Likewise, the fight over social media and mental health has ramped up in recent years as researchers continue to delve into the potential risk of harm to the youth population. Last month, Meta and Google were hit with a $6 million verdict in a landmark social media addiction trial.
“NetChoice can try to frame this lawsuit as a fight about free speech, but at its core, it is really about Big Tech using millions of dollars, lawyers and lobbyists to defeat measures intended to protect children, and others, online,” Erich Mische, CEO of Suicide Awareness Voices of Education, told Courthouse News in an email.
“Social media should not be treated as untouchable simply because Big Tech doesn’t like being held to account for the harms its product inflicts on children,” he added.
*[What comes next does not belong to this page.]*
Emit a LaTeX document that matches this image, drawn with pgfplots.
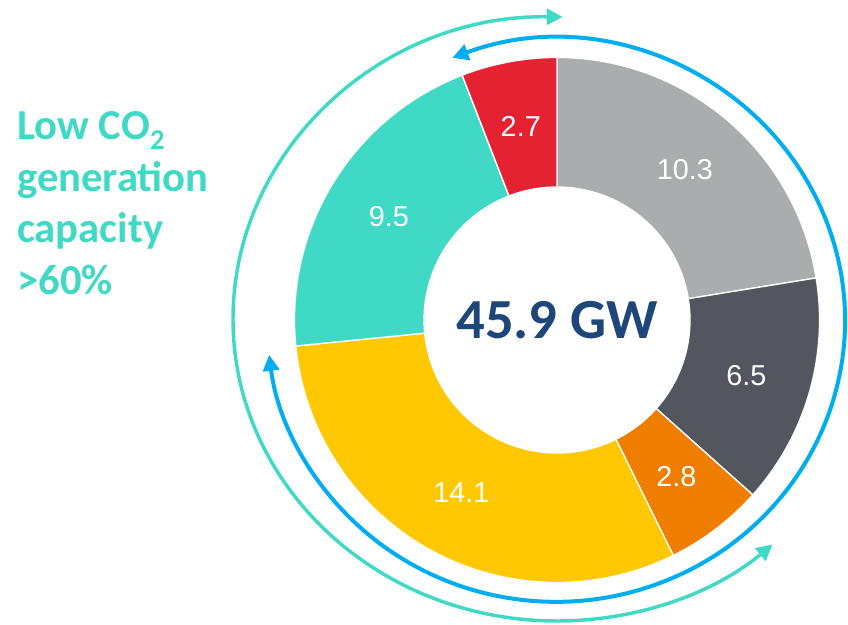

NetChoice is currently fighting other compelled speech battles across the country in states like South Carolina, Virginia and Arkansas. A similar warning label requirement in Colorado specifically for younger users with high usage was enjoined by a court in 2025, a precedent NetChoice hopes Minnesota courts will follow.
As with any First Amendment suit, Minnesota must now prove it adopted the “least restrictive means” to achieve a compelling state interest, a hurdle tech giants are betting the state can’t clear.
The Minnesota Attorney General’s Office did not immediately respond to a request for comment Wednesday.